Chief Janno Lieber says MTA will press LIRR unions after Post reveals waste
MTA Chairman Janno Lieber told state lawmakers Monday he will push the powerful labor unions at the Long Island Rail Road for work rule reforms, following a Post expose of widespread waste and inefficiency at the agency that cost hundreds of millions of dollars a year.
The contracts allow engineers to earn quadruple time on a standard eight-hour shift and conductors earn double pay for working a train for a Mets game; while LIRR labor practices include putting as many as a half-dozen ticket collectors on a single train.
Just bringing the LIRR wages and work force efficiency in line with Metro-North would save the MTA more than $200 million annually, the investigation found.
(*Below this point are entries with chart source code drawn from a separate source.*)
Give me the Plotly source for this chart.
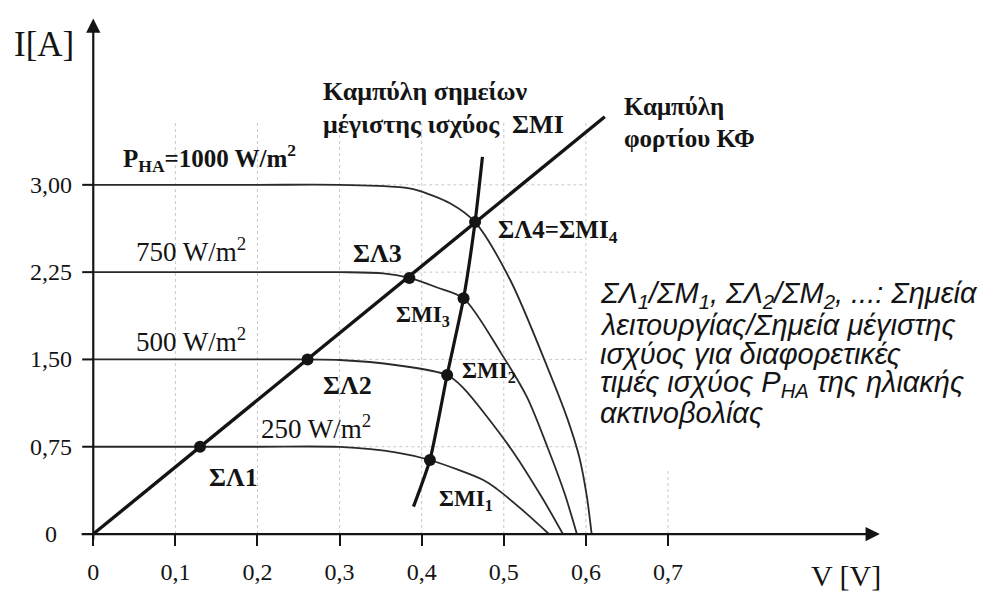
import plotly.graph_objects as go

# ---- data (V in volts, I in amperes) ----
v_1000 = [0.0, 0.20, 0.30, 0.373, 0.394, 0.435, 0.465, 0.508, 0.555, 0.577, 0.592, 0.601, 0.607]
i_1000 = [3.00, 3.00, 3.00, 2.98, 2.955, 2.84, 2.68, 2.18, 1.40, 1.00, 0.66, 0.33, 0.0]

v_750 = [0.0, 0.20, 0.30, 0.353, 0.385, 0.418, 0.451, 0.497, 0.528, 0.553, 0.574, 0.589]
i_750 = [2.25, 2.25, 2.25, 2.24, 2.20, 2.12, 2.025, 1.55, 1.18, 0.75, 0.35, 0.0]

v_500 = [0.0, 0.20, 0.30, 0.37, 0.431, 0.450, 0.508, 0.546, 0.572]
i_500 = [1.50, 1.50, 1.495, 1.45, 1.366, 1.26, 0.74, 0.32, 0.0]

v_250 = [0.0, 0.20, 0.30, 0.37, 0.410, 0.475, 0.491, 0.527, 0.555]
i_250 = [0.75, 0.75, 0.748, 0.70, 0.636, 0.464, 0.39, 0.18, 0.0]

# load line (Καμπύλη φορτίου)
v_load = [0.0, 0.623]
i_load = [0.0, 3.585]

# maximum power point curve (ΣΜΙ)
v_mpp = [0.390, 0.410, 0.431, 0.451, 0.465, 0.474]
i_mpp = [0.235, 0.636, 1.366, 2.025, 2.68, 3.24]

# operating points ΣΛ1..ΣΛ4 and max power points ΣΜΙ1..ΣΜΙ3
v_op = [0.130, 0.261, 0.385, 0.465]
i_op = [0.75, 1.50, 2.20, 2.68]
v_mp = [0.410, 0.431, 0.451]
i_mp = [0.636, 1.366, 2.025]

x_ticks = [0, 0.1, 0.2, 0.3, 0.4, 0.5, 0.6, 0.7]
x_ticktext = ["0", "0,1", "0,2", "0,3", "0,4", "0,5", "0,6", "0,7"]
y_ticks = [0, 0.75, 1.50, 2.25, 3.00]
y_ticktext = ["0", "0,75", "1,50", "2,25", "3,00"]

# ---- layout geometry ----
W, H = 986, 597
X_RANGE = [-0.1136, 1.0873]
Y_RANGE = [-0.541, 4.588]
SERIF = "Liberation Serif, Times New Roman, serif"
SANS = "Liberation Sans, Arial, sans-serif"
INK = "#141414"


def paper(px, py):
    return px / W, 1 - py / H


fig = go.Figure()

# faint dotted grid
grid_style = dict(color="#c8c8c8", width=1, dash="dot")
for xv in x_ticks[1:]:
    top = 3.55 if xv <= 0.6 else 0.55
    fig.add_shape(type="line", xref="x", yref="y", x0=xv, x1=xv, y0=0, y1=top,
                  line=grid_style, layer="below")
for yv in y_ticks[1:]:
    fig.add_shape(type="line", xref="x", yref="y", x0=0, x1=0.6, y0=yv, y1=yv,
                  line=grid_style, layer="below")

# I-V curves
for vv, ii in [(v_1000, i_1000), (v_750, i_750), (v_500, i_500), (v_250, i_250)]:
    fig.add_trace(go.Scatter(x=vv, y=ii, mode="lines",
                             line=dict(color="#2a2a2a", width=1.8, shape="spline", smoothing=0.8),
                             hoverinfo="skip", showlegend=False))

# load line and max power curve
fig.add_trace(go.Scatter(x=v_load, y=i_load, mode="lines",
                         line=dict(color=INK, width=3.4), showlegend=False))
fig.add_trace(go.Scatter(x=v_mpp, y=i_mpp, mode="lines",
                         line=dict(color=INK, width=3.2, shape="spline", smoothing=0.6),
                         showlegend=False))

# points
fig.add_trace(go.Scatter(x=v_op + v_mp, y=i_op + i_mp, mode="markers",
                         marker=dict(color=INK, size=12), showlegend=False))

annotations = []

# axis arrows
annotations.append(dict(x=0.958, y=0, ax=-0.016, ay=0, xref="x", yref="y", axref="x", ayref="y",
                        text="", showarrow=True, arrowhead=2, arrowsize=1.3, arrowwidth=2.2,
                        arrowcolor=INK))
annotations.append(dict(x=0, y=4.43, ax=0, ay=-0.06, xref="x", yref="y", axref="x", ayref="y",
                        text="", showarrow=True, arrowhead=2, arrowsize=1.3, arrowwidth=2.2,
                        arrowcolor=INK))

# y tick labels, centred in the left margin
for yv, yt in zip(y_ticks, y_ticktext):
    annotations.append(dict(x=51 / W, y=yv, xref="paper", yref="y", text=yt, showarrow=False,
                            xanchor="center", yanchor="middle",
                            font=dict(family=SERIF, size=24, color=INK)))
# small tick marks left of the y axis
for yv in y_ticks:
    fig.add_shape(type="line", xref="x", yref="y", x0=-0.0135, x1=0, y0=yv, y1=yv,
                  line=dict(color=INK, width=2))


def label(px, py, text, size=23, family=SERIF, anchor="left", bold=True, italic=False):
    x, y = paper(px, py)
    t = f"<b>{text}</b>" if bold else text
    if italic:
        t = f"<i>{t}</i>"
    annotations.append(dict(x=x, y=y, xref="paper", yref="paper", text=t, showarrow=False,
                            xanchor=anchor, yanchor="middle",
                            font=dict(family=family, size=size, color=INK)))


label(44, 45, "I[A]", size=35, anchor="center", bold=False)
label(846, 575, "V [V]", size=30, anchor="center", bold=False)

label(121, 158, "P<sub>HA</sub>=1000 W/m<sup>2</sup>", size=25)
label(134, 250, "750 W/m<sup>2</sup>", size=27, bold=False)
label(134, 340, "500 W/m<sup>2</sup>", size=27, bold=False)
label(259, 427, "250 W/m<sup>2</sup>", size=27, bold=False)

label(233, 477, "ΣΛ1", size=26, anchor="center")
label(347, 385, "ΣΛ2", size=26, anchor="center")
label(377, 253, "ΣΛ3", size=26, anchor="center")
label(496, 231, "ΣΛ4=ΣΜΙ<sub>4</sub>", size=25)
label(394, 316, "ΣΜΙ<sub>3</sub>")
label(460, 372, "ΣΜΙ<sub>2</sub>")
label(437, 500, "ΣΜΙ<sub>1</sub>")

label(321, 92, "Καμπύλη σημείων", size=26)
label(321, 125, "μέγιστης ισχύος  ΣΜΙ", size=26)
label(622, 106, "Καμπύλη", size=25)
label(622, 138, "φορτίου ΚΦ", size=25)

note_lines = [
    "ΣΛ<sub>1</sub>/ΣΜ<sub>1</sub>, ΣΛ<sub>2</sub>/ΣΜ<sub>2</sub>, ...: Σημεία",
    "λειτουργίας/Σημεία μέγιστης",
    "ισχύος για διαφορετικές",
    "τιμές ισχύος P<sub>HA</sub> της ηλιακής",
    "ακτινοβολίας",
]
for k, line in enumerate(note_lines):
    label(598, 295 + 29.5 * k, line, size=29, family=SANS, bold=False, italic=True)

y0_frac = (0 - Y_RANGE[0]) / (Y_RANGE[1] - Y_RANGE[0])

fig.update_layout(
    width=W, height=H,
    margin=dict(l=0, r=0, t=0, b=0),
    paper_bgcolor="white", plot_bgcolor="white",
    showlegend=False,
    annotations=annotations,
    xaxis=dict(range=X_RANGE, anchor="free", position=y0_frac,
               tickvals=x_ticks, ticktext=x_ticktext, ticks="outside", ticklen=11,
               tickwidth=2, tickcolor=INK, ticklabelstandoff=5,
               tickfont=dict(family=SERIF, size=24, color=INK),
               showgrid=False, zeroline=False, showline=False, fixedrange=True),
    yaxis=dict(range=Y_RANGE, showticklabels=False, ticks="",
               showgrid=False, zeroline=False, showline=False, fixedrange=True),
)

fig.write_html("out.html")
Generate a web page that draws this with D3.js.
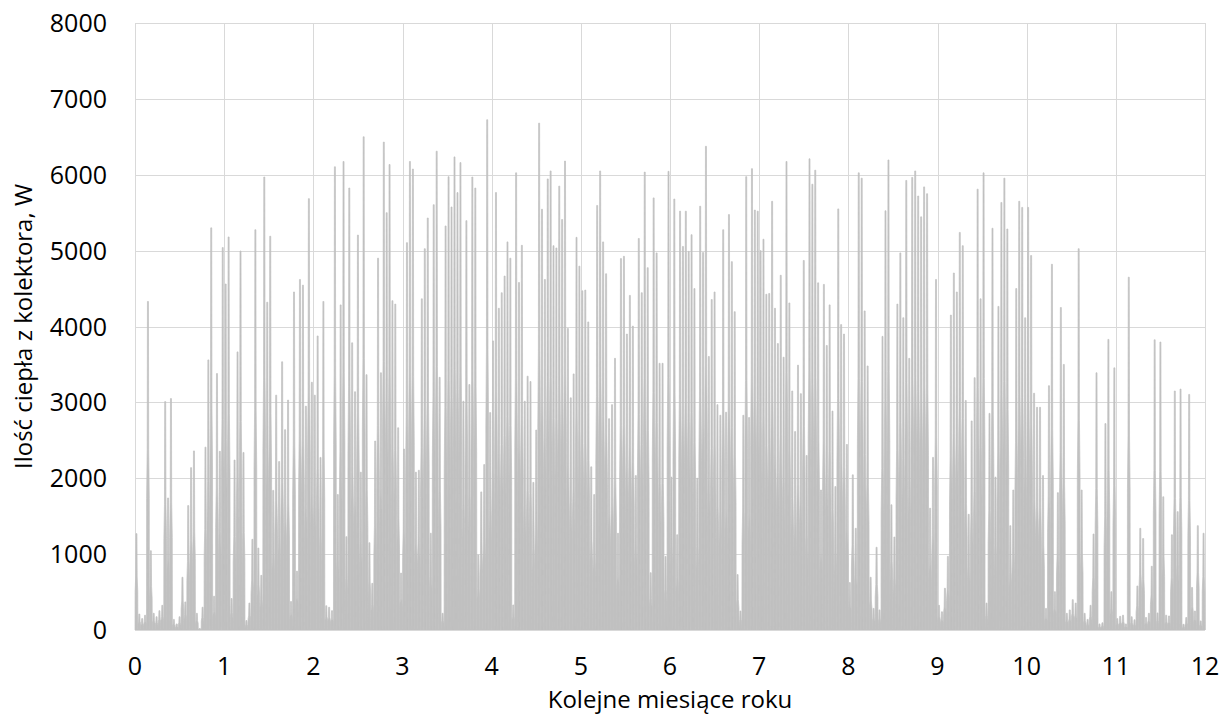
<!DOCTYPE html>
<html>
<head>
<meta charset="utf-8">
<script src="https://cdn.jsdelivr.net/npm/d3@7"></script>
<style>
  body { margin: 0; background: #fff; }
  svg text { font-family: "Open Sans", sans-serif; fill: #000; }
</style>
</head>
<body>
<div id="chart"></div>
<script>
// daily peak heat output [W], one array per month
const jan = [1270, 210, 150, 195, 4330, 1045, 220, 175, 255, 325, 3010, 1740, 3050, 140, 80, 175, 695, 370, 1640, 2140, 2360, 220, 20, 300, 2410, 3560, 5300, 445, 3380, 2355, 5040];
const feb = [4560, 5180, 415, 2240, 3665, 4995, 2340, 125, 355, 1195, 5275, 1080, 720, 5970, 4320, 5190, 1840, 3095, 2220, 3535, 2640, 3030, 375, 4455, 775, 4620, 4545, 2950, 5685, 3265];
const mar = [3095, 3875, 2275, 4330, 320, 300, 255, 6105, 1785, 4285, 6175, 1230, 5825, 3785, 3140, 5205, 2080, 6500, 3365, 1150, 615, 2490, 4900, 3390, 6430, 5500, 6135, 4340, 4295, 2665, 750];
const apr = [2385, 5105, 6175, 6075, 2080, 2105, 4365, 5025, 5430, 1275, 5605, 6310, 3330, 220, 5325, 5975, 5575, 6235, 5765, 6160, 3015, 5395, 3235, 5970, 5825, 990, 1820, 2180, 6725, 2865];
const may = [3810, 5765, 4240, 4445, 4665, 5115, 4900, 330, 6025, 4580, 5070, 3015, 3345, 3275, 1945, 2635, 6680, 5545, 4620, 5945, 6050, 5065, 5035, 5850, 5410, 6180, 3975, 3060, 3375, 5175, 4795];
const jun = [4470, 4480, 4060, 2150, 1785, 5595, 6050, 5115, 4695, 2785, 2970, 3580, 1275, 4895, 4925, 3900, 4410, 4005, 2035, 5160, 4445, 6035, 4775, 755, 5695, 4970, 3515, 3515, 970, 6045];
const jul = [2015, 5680, 1255, 5520, 5055, 5520, 4990, 5210, 4500, 2000, 5585, 4975, 6375, 3605, 4355, 4455, 2970, 2830, 5275, 2870, 5475, 4855, 4195, 730, 250, 2830, 5975, 2800, 6080, 5535, 5520];
const aug = [5000, 5150, 4425, 4435, 5650, 4240, 3775, 4675, 3595, 6175, 4310, 3150, 2615, 3490, 3115, 4870, 2300, 6210, 5875, 6060, 4575, 1845, 4555, 3750, 4285, 2885, 1890, 5550, 4025, 3900, 2445];
const sep = [625, 2045, 1340, 6025, 5955, 4205, 3480, 695, 285, 1090, 265, 3870, 5525, 6195, 1650, 1225, 4295, 4970, 4115, 5925, 3580, 5965, 6050, 5720, 5445, 5840, 5750, 1605, 2275, 4620];
const oct = [325, 240, 550, 970, 4150, 4705, 4455, 5240, 5065, 3025, 1525, 2755, 3325, 5810, 4365, 6025, 355, 2855, 5295, 2015, 4265, 5635, 5955, 5285, 1375, 1845, 4500, 5650, 5570, 4115];
const nov = [5570, 4935, 3120, 2935, 2935, 2035, 285, 3220, 4820, 505, 1810, 4250, 3500, 220, 265, 400, 355, 5025, 1845, 220, 140, 325, 1265, 3390, 80, 95, 2720, 3830, 505, 3455];
const dec = [150, 180, 195, 80, 4650, 175, 135, 580, 1340, 1205, 165, 220, 840, 3825, 225, 3795, 1755, 195, 185, 1255, 3150, 1560, 3175, 75, 165, 3105, 560, 250, 1375, 120, 1275];

const monthly = [jan, feb, mar, apr, may, jun, jul, aug, sep, oct, nov, dec];
const xTicks = [0, 1, 2, 3, 4, 5, 6, 7, 8, 9, 10, 11, 12];
const yTicks = [0, 1000, 2000, 3000, 4000, 5000, 6000, 7000, 8000];
const xTitle = 'Kolejne miesiące roku';
const yTitle = 'Ilość ciepła z kolektora, W';

const width = 1223, height = 722;
const margin = {top: 23, right: 18, bottom: 92, left: 135};
const gridColor = '#d9d9d9', barColor = '#c0c0c0';
// outline of one day's spike: [fraction of the day, fraction of that day's peak]
const dayShape = [[0, 0], [0.04, 0.4], [0.24, 0.55], [0.5, 1], [0.5, 1], [0.76, 0.55], [0.96, 0.4], [1, 0]];
const tipHalf = 0.5; // px

const svg = d3.select('#chart').append('svg')
    .attr('width', width)
    .attr('height', height);

const x = d3.scaleLinear().domain([0, 12]).range([margin.left, width - margin.right]);
const y = d3.scaleLinear().domain([0, 8000]).range([height - margin.bottom, margin.top]);

// grid
svg.append('g').selectAll('line')
    .data(yTicks).enter().append('line')
    .attr('x1', x(0)).attr('x2', x(12))
    .attr('y1', d => Math.round(y(d)) + 0.5).attr('y2', d => Math.round(y(d)) + 0.5)
    .attr('stroke', gridColor).attr('stroke-width', 1);
svg.append('g').selectAll('line')
    .data(xTicks).enter().append('line')
    .attr('x1', d => Math.round(x(d)) + 0.5).attr('x2', d => Math.round(x(d)) + 0.5)
    .attr('y1', y(0)).attr('y2', y(8000))
    .attr('stroke', gridColor).attr('stroke-width', 1);

// one spike per day
const days = [];
monthly.forEach((arr, m) => {
  arr.forEach((v, i) => {
    days.push({start: m + i / arr.length, end: m + (i + 1) / arr.length, v: v});
  });
});

const line = d3.line();
svg.append('g').selectAll('path')
    .data(days).enter().append('path')
    .attr('d', d => {
      const x0 = x(d.start), w = x(d.end) - x(d.start);
      const pts = dayShape.map((p, k) => {
        let px = x0 + p[0] * w;
        if (k === 3) px -= tipHalf;
        if (k === 4) px += tipHalf;
        return [px, y(d.v * p[1])];
      });
      return line(pts) + 'Z';
    })
    .attr('fill', barColor)
    .attr('stroke', barColor)
    .attr('stroke-width', 0.7)
    .attr('stroke-linejoin', 'miter');

// axis line along the bottom
svg.append('line')
    .attr('x1', x(0)).attr('x2', x(12))
    .attr('y1', Math.round(y(0)) + 0.5).attr('y2', Math.round(y(0)) + 0.5)
    .attr('stroke', gridColor);

// tick labels
svg.append('g').selectAll('text')
    .data(yTicks).enter().append('text')
    .attr('x', 107).attr('y', d => y(d))
    .attr('dy', '0.36em')
    .attr('text-anchor', 'end')
    .style('font-size', '25px')
    .text(d => d);

svg.append('g').selectAll('text')
    .data(xTicks).enter().append('text')
    .attr('x', d => x(d)).attr('y', 666)
    .attr('dy', '0.36em')
    .attr('text-anchor', 'middle')
    .style('font-size', '25px')
    .text(d => d);

// axis titles
svg.append('text')
    .attr('x', x(6)).attr('y', 708)
    .attr('text-anchor', 'middle')
    .style('font-size', '24px')
    .text(xTitle);

svg.append('text')
    .attr('transform', 'translate(32,' + (y(0) + y(8000)) / 2 + ') rotate(-90)')
    .attr('text-anchor', 'middle')
    .style('font-size', '24px')
    .text(yTitle);
</script>
</body>
</html>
“My predecessors had railroad agreements, many of which date to the early 20th century, because the Long Island Rail Road’s been around that long,” Lieber said. “Sometimes, you need to update. And that’s what we will do. We’ll put those issues on the table.”
Lieber added that, in the interim, he had named the president of Metro-North, Catherine Rinaldi, as the interim chief of the LIRR to “look for opportunities to compare and contrast efficiency” at the rail road.
The question to Lieber came from powerful state Sen. Liz Krueger (D-Manhattan), who chairs the upper chamber’s finance committee and will have an important role in negotiating the state budget that includes at least $1.6 billion for the MTA.
Good government groups and MTA watchdogs have been pressing lawmakers to demand the MTA implement additional reforms to operations and labor practices before handing over the money.